UI / Screenshots¶
The Airflow UI makes it easy to monitor and troubleshoot your data pipelines. Here’s a quick overview of some of the features and visualizations you can find in the Airflow UI.
DAGs View¶
List of the DAGs in your environment, and a set of shortcuts to useful pages. You can see exactly how many tasks succeeded, failed, or are currently running at a glance. To hide completed tasks set show_recent_stats_for_completed_runs = False
In order to filter DAGs (e.g by team), you can add tags in each dag. The filter is saved in a cookie and can be reset by the reset button. For example:
dag = DAG("dag", tags=["team1", "sql"])
Tree View¶
A tree representation of the DAG that spans across time. If a pipeline is late, you can quickly see where the different steps are and identify the blocking ones.
There is also visual difference between scheduled and manually triggered DAGs/tasks:
The DAGs/tasks with a black border are scheduled runs, whereas the non-bordered
DAGs/tasks are manually triggered, i.e. by airflow dags trigger
.
Graph View¶
The graph view is perhaps the most comprehensive.
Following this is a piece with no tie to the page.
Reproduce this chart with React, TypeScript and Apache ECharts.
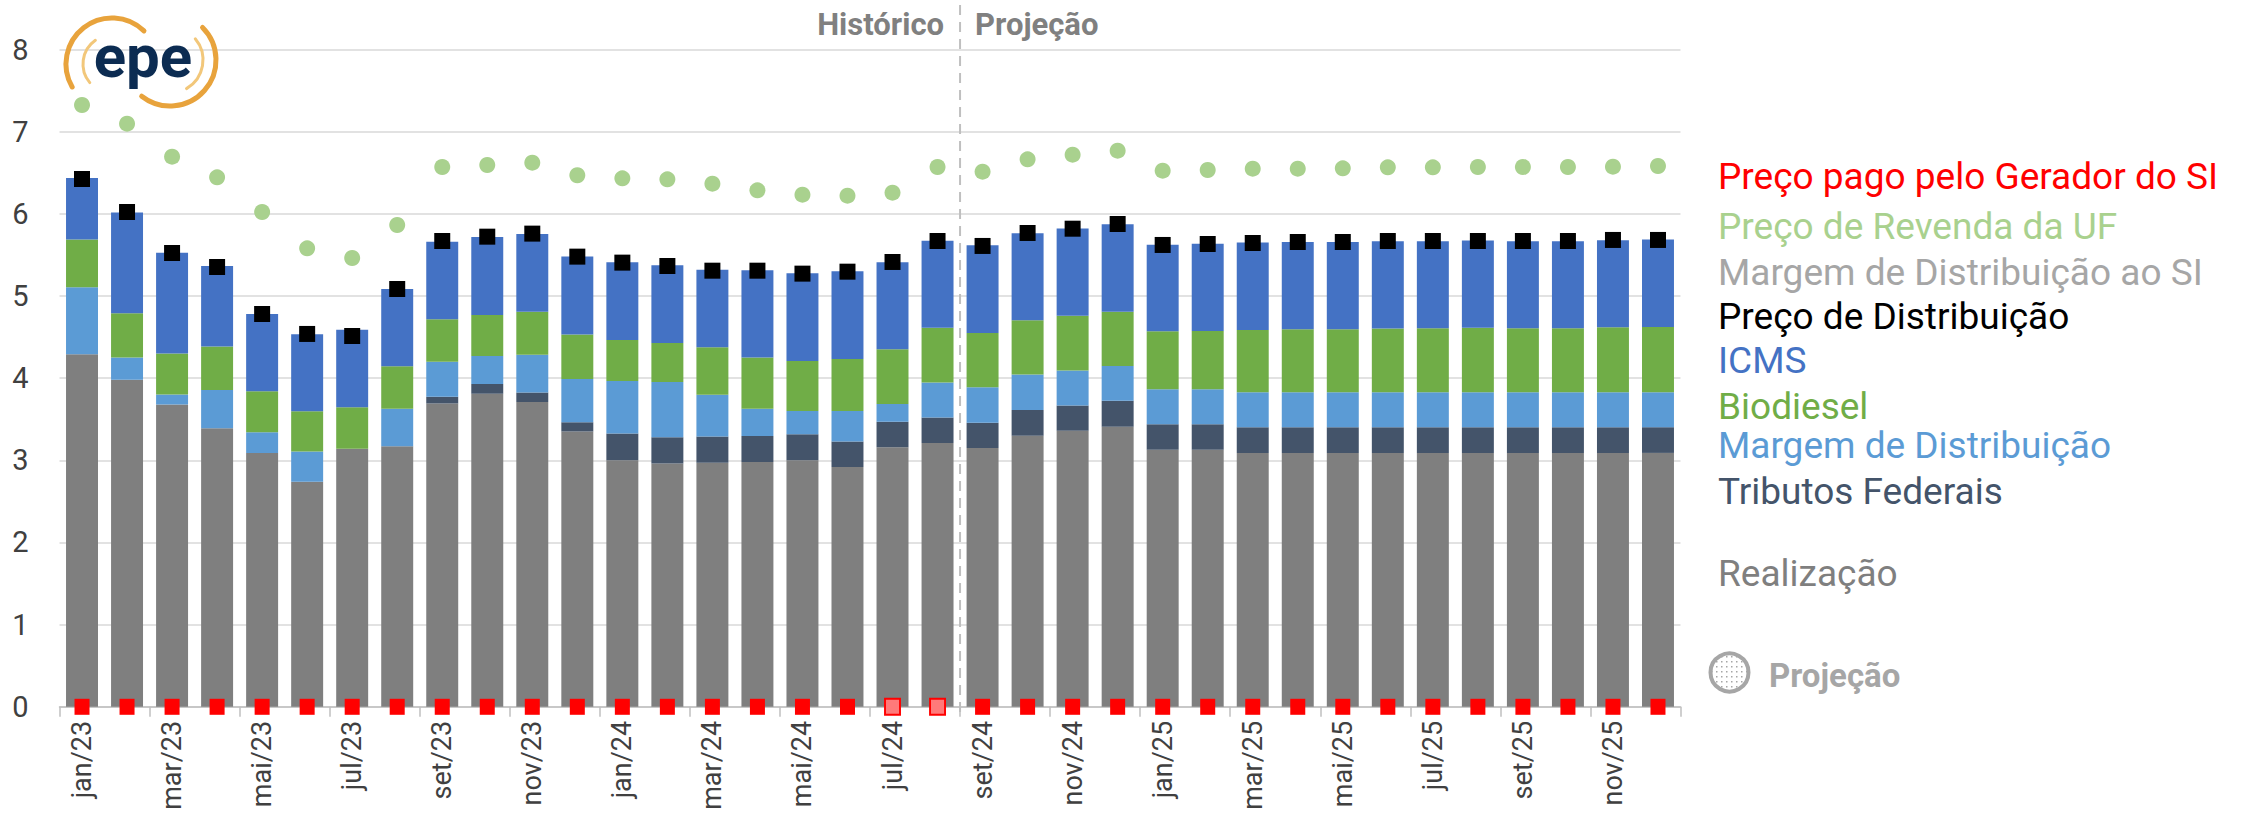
import React, { useEffect, useRef } from "react";
import * as echarts from "echarts";

const months = [
  "jan/23", "fev/23", "mar/23", "abr/23", "mai/23", "jun/23", "jul/23", "ago/23", "set/23", "out/23", "nov/23", "dez/23",
  "jan/24", "fev/24", "mar/24", "abr/24", "mai/24", "jun/24", "jul/24", "ago/24", "set/24", "out/24", "nov/24", "dez/24",
  "jan/25", "fev/25", "mar/25", "abr/25", "mai/25", "jun/25", "jul/25", "ago/25", "set/25", "out/25", "nov/25", "dez/25",
];

const realizacao = [
  4.29, 3.98, 3.68, 3.39, 3.09, 2.74, 3.14, 3.17, 3.69, 3.81, 3.71, 3.35,
  3.0, 2.96, 2.97, 2.98, 3.0, 2.92, 3.16, 3.21, 3.15, 3.3, 3.36, 3.41,
  3.13, 3.13, 3.09, 3.09, 3.09, 3.09, 3.09, 3.09, 3.09, 3.09, 3.09, 3.09,
];

const tributosFederais = [
  0, 0, 0, 0, 0, 0, 0, 0, 0.085, 0.118, 0.114, 0.113,
  0.325, 0.321, 0.32, 0.316, 0.316, 0.308, 0.309, 0.312, 0.308, 0.313, 0.308, 0.316,
  0.308, 0.308, 0.313, 0.313, 0.313, 0.313, 0.313, 0.313, 0.313, 0.313, 0.313, 0.313,
];

const margemDistribuicao = [
  0.815, 0.27, 0.12, 0.467, 0.252, 0.366, -0.04, 0.459, 0.426, 0.341, 0.462, 0.528,
  0.641, 0.673, 0.507, 0.333, 0.284, 0.373, 0.215, 0.426, 0.43, 0.43, 0.426, 0.422,
  0.426, 0.426, 0.426, 0.426, 0.426, 0.426, 0.426, 0.426, 0.426, 0.426, 0.426, 0.426,
];

const biodiesel = [
  0.581, 0.54, 0.5, 0.527, 0.499, 0.49, 0.507, 0.515, 0.515, 0.499, 0.523, 0.539,
  0.499, 0.475, 0.58, 0.621, 0.609, 0.633, 0.669, 0.666, 0.662, 0.661, 0.666, 0.661,
  0.706, 0.71, 0.758, 0.766, 0.766, 0.774, 0.778, 0.783, 0.778, 0.778, 0.791, 0.795,
];

const icms = [
  0.75, 1.225, 1.225, 0.982, 0.941, 0.938, 0.941, 0.941, 0.945, 0.949, 0.946, 0.95,
  0.945, 0.945, 0.941, 1.062, 1.067, 1.067, 1.059, 1.058, 1.067, 1.059, 1.062, 1.063,
  1.055, 1.063, 1.063, 1.063, 1.063, 1.063, 1.059, 1.062, 1.059, 1.059, 1.058, 1.063,
];

const precoDistribuicao = [
  6.424, 6.022, 5.523, 5.353, 4.781, 4.538, 4.513, 5.085, 5.669, 5.722, 5.759, 5.479,
  5.406, 5.365, 5.308, 5.308, 5.272, 5.296, 5.414, 5.669, 5.609, 5.767, 5.819, 5.876,
  5.621, 5.633, 5.645, 5.657, 5.657, 5.669, 5.669, 5.669, 5.669, 5.669, 5.682, 5.682,
];

const precoRevendaUF = [
  7.325, 7.097, 6.696, 6.444, 6.022, 5.58, 5.462, 5.864, 6.57, 6.594, 6.623, 6.469,
  6.432, 6.42, 6.367, 6.286, 6.233, 6.221, 6.258, 6.57, 6.513, 6.663, 6.72, 6.769,
  6.525, 6.533, 6.55, 6.55, 6.554, 6.566, 6.566, 6.57, 6.57, 6.57, 6.574, 6.582,
];

const precoGeradorSI = [
  0, 0, 0, 0, 0, 0, 0, 0, 0, 0, 0, 0,
  0, 0, 0, 0, 0, 0, 0, 0, 0, 0, 0, 0,
  0, 0, 0, 0, 0, 0, 0, 0, 0, 0, 0, 0,
];

const projectedSI = ["jul/24", "ago/24"];
const lastHistorico = "ago/24";
const firstProjecao = "set/24";

const legendRows = [
  { text: "Preço pago pelo Gerador do SI", color: "#FF0000", y: 176 },
  { text: "Preço de Revenda da UF", color: "#A9D18E", y: 226 },
  { text: "Margem de Distribuição ao SI", color: "#A6A6A6", y: 272 },
  { text: "Preço de Distribuição", color: "#000000", y: 316 },
  { text: "ICMS", color: "#4472C4", y: 360 },
  { text: "Biodiesel", color: "#70AD47", y: 406 },
  { text: "Margem de Distribuição", color: "#5B9BD5", y: 445 },
  { text: "Tributos Federais", color: "#44546A", y: 491 },
  { text: "Realização", color: "#7F7F7F", y: 573 },
];

const FONT = "Roboto";

function makePattern(bg: string, dot: string, size: number, dotSize: number) {
  const c = document.createElement("canvas");
  c.width = size;
  c.height = size;
  const ctx = c.getContext("2d");
  if (ctx) {
    ctx.fillStyle = bg;
    ctx.fillRect(0, 0, size, size);
    ctx.fillStyle = dot;
    ctx.fillRect(1, 1, dotSize, dotSize);
  }
  return { image: c, repeat: "repeat", imageWidth: size, imageHeight: size } as any;
}

const deg = (d: number) => (d * Math.PI) / 180;

export default function App() {
  const ref = useRef<HTMLDivElement>(null);

  useEffect(() => {
    if (!ref.current) return;
    const chart = echarts.init(ref.current, undefined, { renderer: "svg" });

    const grayDots = makePattern("#FFFFFF", "#A6A6A6", 5, 1.5);

    const barCommon = {
      type: "bar",
      stack: "total",
      barCategoryGap: "29%",
      emphasis: { disabled: true },
    };

    const siData = precoGeradorSI.map((v, i) =>
      projectedSI.includes(months[i])
        ? {
            value: v,
            itemStyle: { color: "#FF7A7A", borderColor: "#FF0000", borderWidth: 2 },
          }
        : v
    );

    chart.setOption({
      animation: false,
      backgroundColor: "#FFFFFF",
      grid: { left: 59.5, right: 568.5, top: 49.5, bottom: 114.2, containLabel: false },
      xAxis: {
        type: "category",
        data: months,
        boundaryGap: true,
        axisLine: { lineStyle: { color: "#BFBFBF", width: 1.5 } },
        axisTick: { show: true, interval: 1, length: 10, lineStyle: { color: "#BFBFBF", width: 1.5 } },
        axisLabel: {
          interval: 1,
          rotate: 90,
          margin: 14,
          color: "#404040",
          fontSize: 27,
          fontFamily: FONT,
        },
      },
      yAxis: {
        type: "value",
        min: 0,
        max: 8,
        interval: 1,
        axisLine: { show: false },
        axisTick: { show: false },
        splitLine: { lineStyle: { color: "#D9D9D9", width: 1.5 } },
        axisLabel: { margin: 31, color: "#404040", fontSize: 29, fontFamily: FONT },
      },
      series: [
        { ...barCommon, name: "Realização", data: realizacao, itemStyle: { color: "#7F7F7F" } },
        { ...barCommon, name: "Tributos Federais", data: tributosFederais, itemStyle: { color: "#44546A" } },
        { ...barCommon, name: "Margem de Distribuição", data: margemDistribuicao, itemStyle: { color: "#5B9BD5" } },
        { ...barCommon, name: "Biodiesel", data: biodiesel, itemStyle: { color: "#70AD47" } },
        { ...barCommon, name: "ICMS", data: icms, itemStyle: { color: "#4472C4" } },
        {
          type: "scatter",
          name: "Preço de Revenda da UF",
          data: precoRevendaUF,
          symbol: "circle",
          symbolSize: 16,
          itemStyle: { color: "#A9D18E", opacity: 1 },
          emphasis: { disabled: true },
          z: 3,
        },
        {
          type: "scatter",
          name: "Preço de Distribuição",
          data: precoDistribuicao,
          symbol: "rect",
          symbolSize: 16,
          itemStyle: { color: "#000000", opacity: 1 },
          emphasis: { disabled: true },
          z: 4,
        },
        {
          type: "scatter",
          name: "Preço pago pelo Gerador do SI",
          data: siData,
          symbol: "rect",
          symbolSize: [15, 16],
          itemStyle: { color: "#FF0000", opacity: 1 },
          emphasis: { disabled: true },
          z: 5,
        },
      ],
    });

    const i1 = months.indexOf(lastHistorico);
    const i2 = months.indexOf(firstProjecao);
    const x1 = chart.convertToPixel({ xAxisIndex: 0 }, i1) as number;
    const x2 = chart.convertToPixel({ xAxisIndex: 0 }, i2) as number;
    const xd = (x1 + x2) / 2;

    const textStyle = (text: string, x: number, y: number, fill: string, size: number, weight: string, align: string) => ({
      text,
      x,
      y,
      fill,
      fontSize: size,
      fontFamily: FONT,
      fontWeight: weight,
      align,
      verticalAlign: "middle",
      textAlign: align,
      textVerticalAlign: "middle",
    });

    const graphics: any[] = [
      {
        type: "line",
        shape: { x1: xd, y1: 5, x2: xd, y2: 716 },
        style: { stroke: "#BFBFBF", lineWidth: 2, lineDash: [10, 7] },
        z: 10,
        silent: true,
      },
      { type: "text", style: textStyle("Histórico", xd - 16, 24, "#808080", 31, "bold", "right"), z: 10 },
      { type: "text", style: textStyle("Projeção", xd + 15, 24, "#808080", 31, "bold", "left"), z: 10 },
      ...legendRows.map((r) => ({
        type: "text",
        style: textStyle(r.text, 1718, r.y, r.color, 37, "normal", "left"),
        z: 10,
      })),
      {
        type: "circle",
        shape: { cx: 1729.5, cy: 672.5, r: 19 },
        style: { fill: grayDots, stroke: "#A6A6A6", lineWidth: 4 },
        z: 10,
      },
      { type: "text", style: textStyle("Projeção", 1769, 675, "#A6A6A6", 33, "bold", "left"), z: 10 },
      // epe logo
      {
        type: "arc",
        shape: { cx: 112, cy: 64, r: 46, startAngle: deg(150), endAngle: deg(314), clockwise: true },
        style: { stroke: "#E8A33C", lineWidth: 5, fill: "none", lineCap: "round" },
        z: 10,
      },
      {
        type: "arc",
        shape: { cx: 170, cy: 60, r: 46, startAngle: deg(-45), endAngle: deg(128), clockwise: true },
        style: { stroke: "#E8A33C", lineWidth: 5, fill: "none", lineCap: "round" },
        z: 10,
      },
      {
        type: "arc",
        shape: { cx: 112, cy: 64, r: 29, startAngle: deg(140), endAngle: deg(235), clockwise: true },
        style: { stroke: "#F2C77A", lineWidth: 3, fill: "none", lineCap: "round" },
        z: 10,
      },
      {
        type: "arc",
        shape: { cx: 170, cy: 60, r: 33, startAngle: deg(-40), endAngle: deg(60), clockwise: true },
        style: { stroke: "#F2C77A", lineWidth: 3, fill: "none", lineCap: "round" },
        z: 10,
      },
      { type: "text", style: textStyle("epe", 143, 56, "#0C2C52", 60, "bold", "center"), z: 11 },
    ];

    chart.setOption({ graphic: graphics });

    return () => {
      chart.dispose();
    };
  }, []);

  return (
    <div
      ref={ref}
      style={{ position: "absolute", left: 0, top: 0, width: 2249, height: 821, background: "#FFFFFF" }}
    />
  );
}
Visualize your DAG’s dependencies and their current status for a specific run.
Calendar View¶
The calendar view gives you an overview of your entire DAG’s history over months, or even years. Letting you quickly see trends of the overall success/failure rate of runs over time.
Variable View¶
The variable view allows you to list, create, edit or delete the key-value pair of a variable used during jobs. Value of a variable will be hidden if the key contains any words in (‘password’, ‘secret’, ‘passwd’, ‘authorization’, ‘api_key’, ‘apikey’, ‘access_token’) by default, but can be configured to show in clear-text. See Masking sensitive data.
Gantt Chart¶
The Gantt chart lets you analyse task duration and overlap. You can quickly identify bottlenecks and where the bulk of the time is spent for specific DAG runs.
Task Duration¶
The duration of your different tasks over the past N runs. This view lets you find outliers and quickly understand where the time is spent in your DAG over many runs.
Code View¶
Transparency is everything. While the code for your pipeline is in source control, this is a quick way to get to the code that generates the DAG and provide yet more context.